Capital allowances on sales and purchases of second-hand buildings Retailers who incur capital expenditure on fitting out leased property will generally be able to claim capital allowances. Last year's Finance Act changed the rules.

United Kingdom

Richard Croker reports on the current rules relating to textures

It is not only property investors who should be interested in capital allowances. Retailers who are owner-occupiers or who incur capital expenditure on fitting out leased property will, generally, have the opportunity to claim capital allowances. Last year's Finance Act changed the rules governing capital allowances on plant and machinery fixed to property - in particular on sales and purchases and all should be aware of the degree of flexibility these rules now offer.


25% of total expenditure on plant and machinery is available as tax relief, in the first year. A further 25% of the written down expenditure is available in the next year, and so on. With corporation tax rates at 31%, a net saving of 7.75% of the expenditure can be made in the first year.



Sales and purchases: Qualifying cost of fixtures

The general rule is still that the cost of fixtures for capital allowance purposes is restricted to the disposal value (if any) brought in to account by a vendor. Thus, where the vendor is a taxpayer, the maximum capital expenditure incurred by the purchaser on eg. the shop fittings he acquires will be the disposal value brought in by the vendor for his capital allowance purposes.



However, under the old rules, where the vendor was a non-taxpayer (eg a trader or a pension fund) no restriction applied and capital allowances were potentially available on significantly more than the historic cost of the fixtures. The new rules remove this possibility.


In future, capital allowances will be restricted to the disposal value brought in to account by the vendor or, if the vendor did not qualify for capital allowances, the disposal value brought into account by the last person who sold the fixtures and did claim capital allowances. These new rules only apply where there has been one or more sales on or after 24th July 1996 which required a disposal value to be brought into account. Where the last such sale was before this date the old rules still apply and thus there will be many cases where investors have the opportunity to "step up" the capital allowance base.
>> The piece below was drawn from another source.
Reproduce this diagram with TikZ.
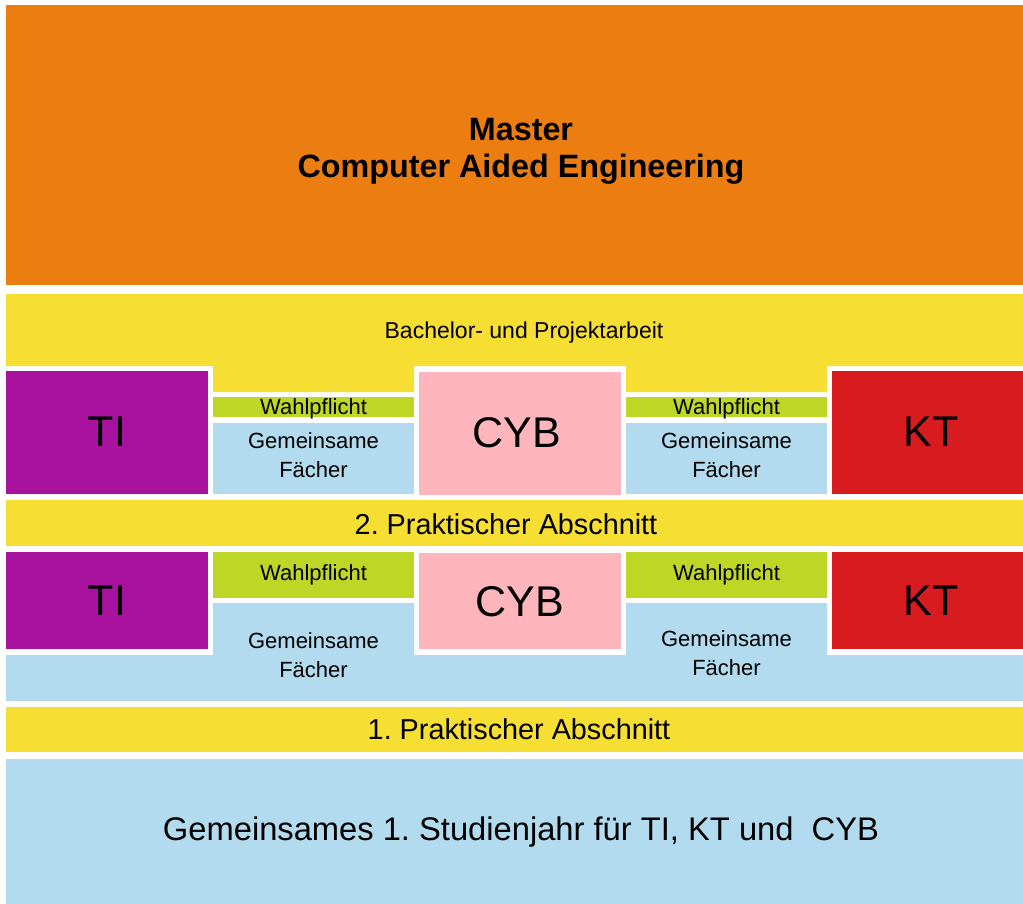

Where it is not, purchasers (even those who do not intend to claim themselves) need information from the vendor to determine the level of future claims - failure to secure that information could prohibit future claims by the buyer or his successor.



New election rules

Example 1:

X develops a distribution centre for a tenant in 1990. It sells the property to a pension fund in 1994 (subject to the lease) and in the process brings into account a disposal value. In 1997 the lease is surrendered and the pension fund sells the property to Y, an owner/occupier.



The last sale of the property for which a disposal value was brought into account was before 24th July 1996. The old rules thus apply. Given that the vendor is a non-taxpayer, Y may claim capital allowances solely by reference to the rules concerning just apportionment in section 150 CAA 1990.

Example 2:
Where in the above example the sale between X and the pension fund occurs on or after 24th July 1996 the new rules apply. The maximum capital allowances available to Y are restricted to the disposal value brought into account by X on the sale to the pension fund.

Prior to the FA 97, it was in practice possible for the vendor and purchaser to agree an allocation of the purchase consideration to fixtures which would generally be accepted by the Revenue. This practice was not always easy to reconcile with the legislation which requires a "just apportionment". The practice led to disputes between taxpayers and the Revenue and uncertainty for vendors and purchasers. The FA 97 introduced an election procedure which binds the Revenue, the vendor and the purchaser.

Under the new rules, the vendor and purchaser may elect to agree a fixed amount which is allocated to fixed plant and machinery. This amount is limited to the lower of the full purchase price of the land interest acquired and the original capital expenditure by a vendor. An election may only be made where the vendor has claimed capital allowances and is required to bring a disposal value into account. However it is possible to make an election even though the purchaser is not able to claim capital allowances (on account of being a non-taxpayer).

The effect of these new rules is that where the vendor has claimed and the purchaser intends to claim capital allowances the maximum purchase price which may be allocated to fixtures is the vendor's original cost (or, if less, the full purchase price). This will usually result in a balancing charge falling on the vendor.

Of greater interest is the fact that it is now open to the parties to elect to allocate a nominal amount of consideration to fixtures. Where the purchaser is a non-taxpayer, this enables the vendor to keep the benefit of the remaining capital allowances and sweetens the deal for him. The old "just apportionment" rules are irrelevant. This can be useful on eg sales to a developer for demolition or surrender to a landlord - in most cases the normal consideration apportioned to plant allows the retail tenant to continue claiming on the balance of expenditure he incurred on fixtures and fittings even though he no longer owns the property.